Una de las leyes cuya entrada en vigor se ha quedado en suspenso por el adelanto electoral es la Ley contra el desperdicio alimentario. Dicen algunos que casi mejor, porque el texto pendiente de aplicación cojeaba por varias patas: era poco ambiciosa en planes de prevención y acciones de reducción de residuos alimentarios, y demasiado ambigua en cuanto a diagnósticos y vigilancia. Aun así, es la primera vez que este concepto de “desperdicio alimentario” toma cuerpo legal, amparando la necesidad de remediar el problema de los residuos alimentarios (presentes en todas las etapas del viaje de los alimentos a nuestra mesa, ojo, no solo en la fase final del consumo). Parte de esta novedad se debe a que los agentes de la cadena alimentaria se han dado cuenta de que, optimizando sus productos y gestionando correctamente el excedente, pueden conseguir un ahorro considerable de costes y, como un valor corporativo añadido (siempre es añadido), ayudar a personas en situación vulnerable.

Pero la cuestión del despilfarro de alimentos no solo tiene efectos socioeconómicos y medioambientales, que son los que atiende la ley, sino que incorpora una dimensión ética insoslayable. Ya no se trata únicamente de resolver el antiguo dilema moral de la abundancia de unos pocos frente al hambre de muchos, sino que hay que buscar soluciones a un problema complejo y global, que linda con la desigualdad, la exclusión y la falta de respeto por todas las formas de vida. Lo que está pendiente es la reformulación del funcionamiento del sistema alimentario actual, nada menos. De poco sirve cargar las tintas en la responsabilidad individual. En realidad, esto tendría poco efecto a escala global, aunque los consumidores –los occidentales, sobre todo- se hicieran más conscientes y comenzara a darse un cambio generalizado de hábitos.

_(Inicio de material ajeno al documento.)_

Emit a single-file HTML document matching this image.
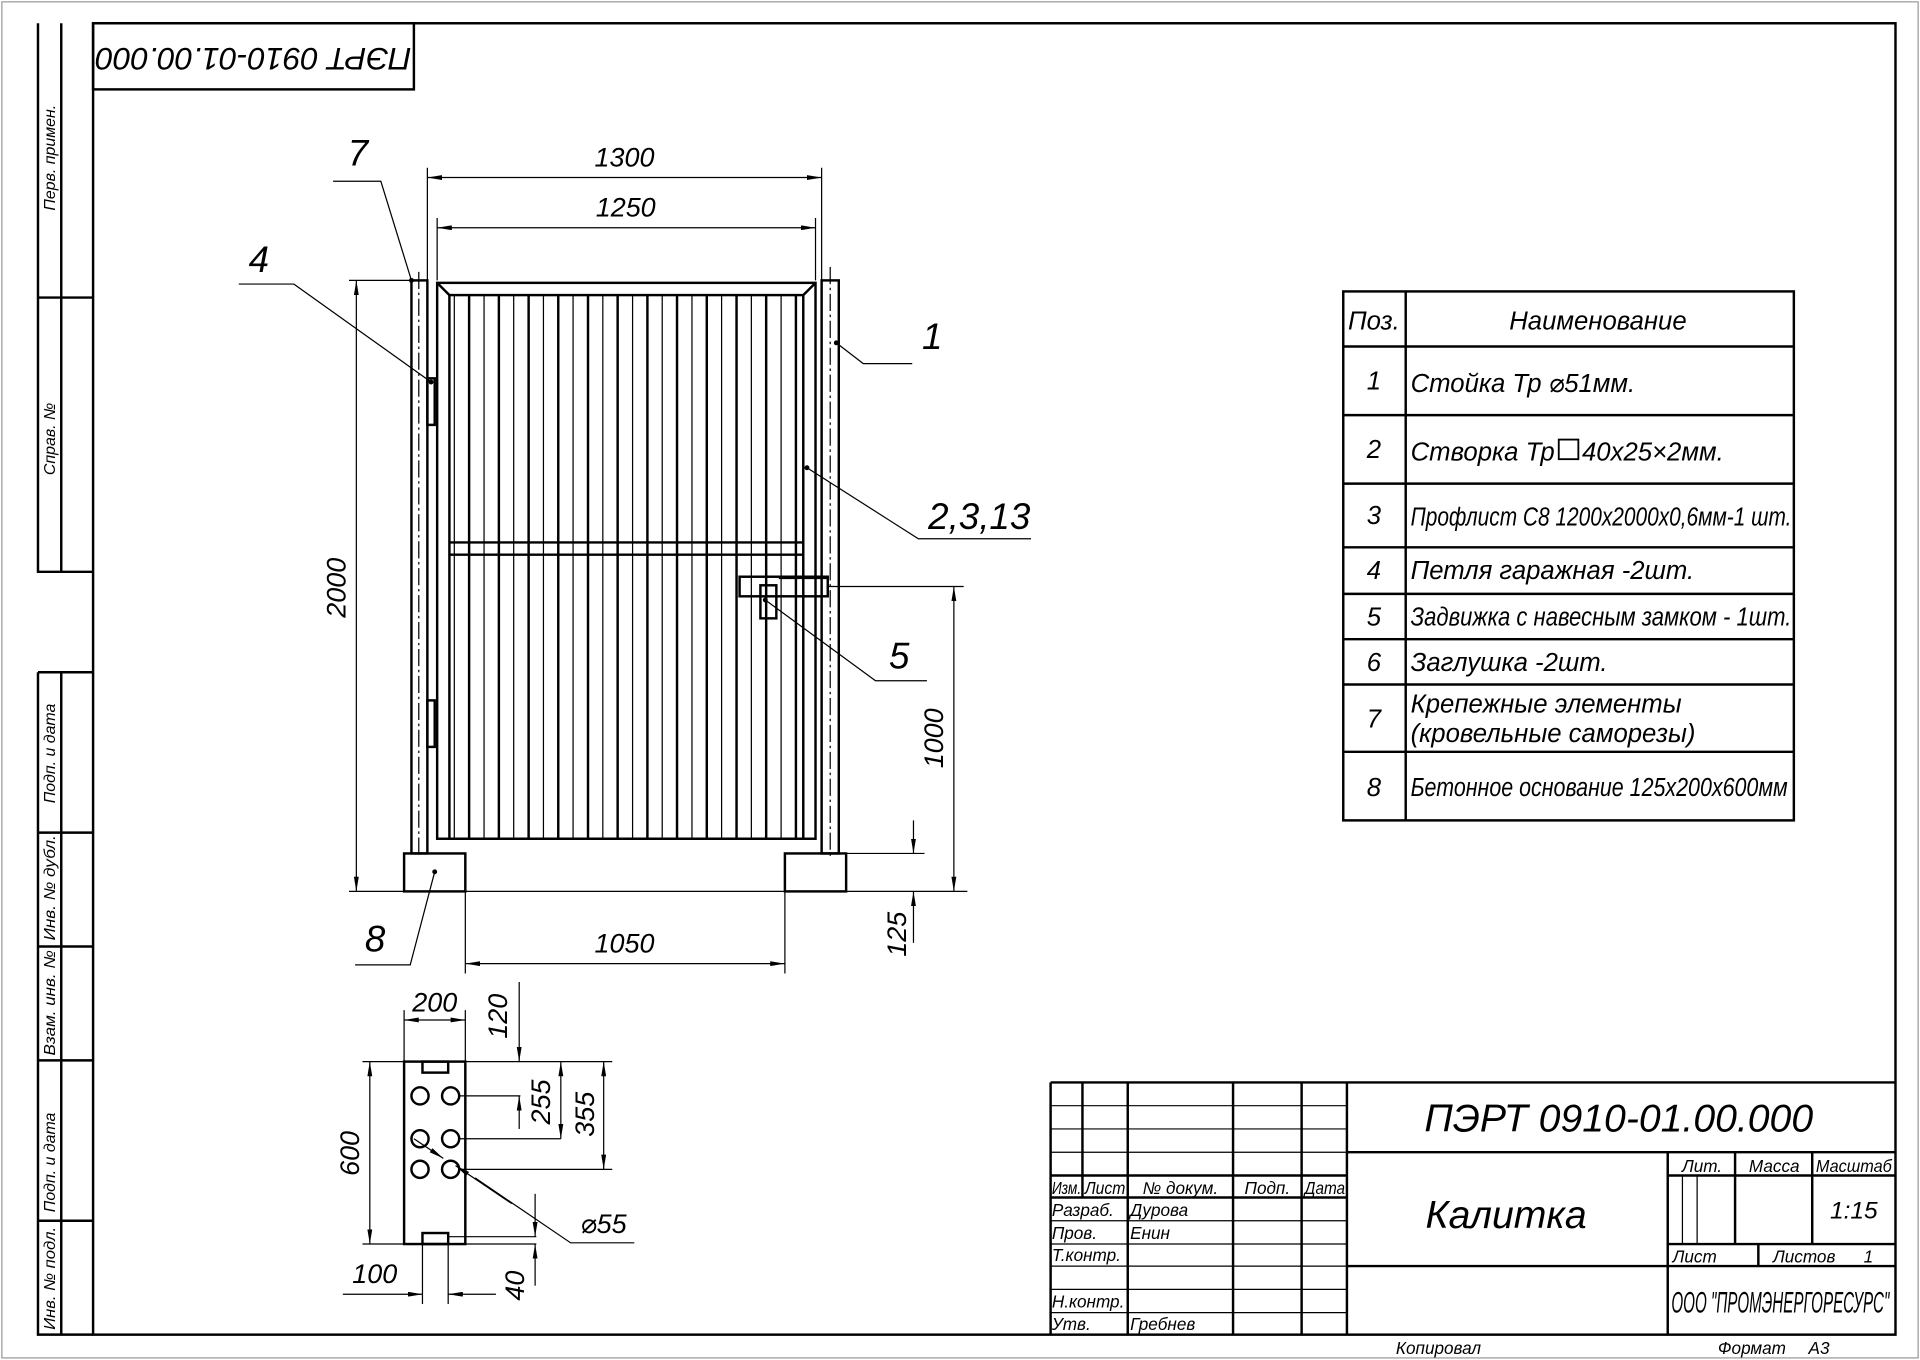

Estamos entonces ante un asunto de mucho calado y múltiples aristas. En el necesario debate que tenemos por delante, debe primar la dimensión colectiva, el compromiso ciudadano y la gestión pública: impulsar, por ejemplo, reformas concretas (como esta ley española que espera en el cajón), pero a la vez integrarlas en una lucha más amplia por políticas respetuosas con el medio ambiente. Y estar atentos a las aportaciones que puedan llegar dese el campo de la ética, la filosofía o la teología incluso. Solo formulando preguntas sensatas, incómodas, puede que encontremos respuestas que no tengan desperdicio.